Beranjak dari kritik di atas, Ki Hadjar dewantara membuat konsep pendidikan yang memerdekakan. Pendidikan, menurut Ki Hadjar Dewantara adalah daya-upaya yang disengaja secara terpadu dalam rangka memerdekakan aspek lahiriah dan batiniah manusia. Maka, dalam rangka mencapai kemerdekaan, pendidikan budi pekerti menjadi penting.

Menurut Ki Hadjar Dewantara, budi (pikiran) dan pekerti (tenaga), apabila keduanya bersatu akan menimbulkan tindakan yang selaras dengan nilai-nilai dan menimbulkan relasi yang harmonis antara individu dengan lingkungan sosialnya. Itulah yang membuat manusia menjadi merdeka, yaitu berdiri sendiri, tidak bergantung pada orang lain, dan dapat mengatur dirinya sendiri (menguasai diri). Kemerdekaan juga bukan menyangkut hidup individu, melainkan orang banyak dalam relasi kehidupan. Artinya, kemerdekaan seseorang tidak dapat mengganggu kemerdekaan orang lain.

Iklan

Selain itu, dalam rangka mewujudkan pendidikan yang memerdekakan. Murid harus dipandang sebagai subjek pendidikan. Murid memiliki potensi-potensi yang perlu dikembangkan. Dialog menjadi cara yang tepat dalam proses pendidikan yang memerdekakan. Pengetahuan tidak ditanamkan secara paksa tetapi ditemukan, diolah, dan dipilih oleh murid. (hlm.107)

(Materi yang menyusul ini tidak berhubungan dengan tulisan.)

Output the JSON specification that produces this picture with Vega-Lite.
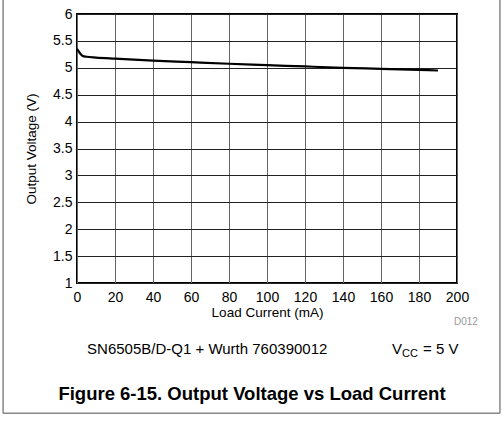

Guna mewujudkan pandangan tentang murid sebagai subjek pendidikan, kesetaraan peran harus dimunculkan antara guru dan murid. Hal itu bertujuan agar adanya hubungan timbal balik antara guru dan murid dalam memperoleh pengetahuan. Guru harus menjamin rasa aman dan nyaman bagi murid.

Ki Hadjar Dewantara juga berhasil mengemas konsep pendidikan tersebut ke dalam semboyan dan metode yang sederhana dan khas Indonesia.  Semboyannya yang terkenal adalah Ing Ngarsa Sung Tuladha, yaitu seorang pendidik selalu berada di depan untuk memberi teladan. Ing Madya Mangun Karsa, yang berarti pendidik selalu berada di tengah-tengah untuk memotivasi. Terakhir, Tut Wuri Handayani, pendidik mendukung dan mendorong murid untuk berkarya ke arah yang benar bagi kehidupan masyarakat.

Berbicara metode, Ki Hadjar Dewantara merumuskannya dalam tiga hal, yaitu Momong, Among, dan Emong . Metode ini mengedepankan aspek memerdekakan manusia dengan cara mengasuh, mendidik, dan memberikan kebebasan pada murid untuk bertindak. Pamong akan bertindak, kalau perlu dengan paksaan, apabila keinginan anak-anak berpotensi membahayakan keselamatannya. (hlm.79)

Pemikiran Ki Hajar Dewantara tentang pendidikan harus direfleksikan ulang. Tujuan pendidikan untuk kemerdekaan manusia, saat ini seakan hilang. Bahkan, justru institusi pendidikan berubah menjadi sarana penindasan manusia, melalui mekanismenya yang terselubung. Saat ini, pendidikan hanya menjadi tempat reproduksi tenaga kerja saja. Dan itulah yang menjadi tujuan utamanya. Buku karangan Bartolomeus Samho ini secara ringkas mengulas sosok, latar belakang, dan pemikiran Ki Hadjar Dewantara. Di samping itu, buku ini juga menyajikan tantangan dan relevansi pemikiran sang pendiri Perguruan Taman Siswa dalam konteks pendidikan saat ini. Namun, buku ini tidak cukup untuk menyelami pemikiran Ki Hajar Dewantara mendalam. Singkatnya, buku ini dapat menambah khazanah pemikiran tentang pendidikan.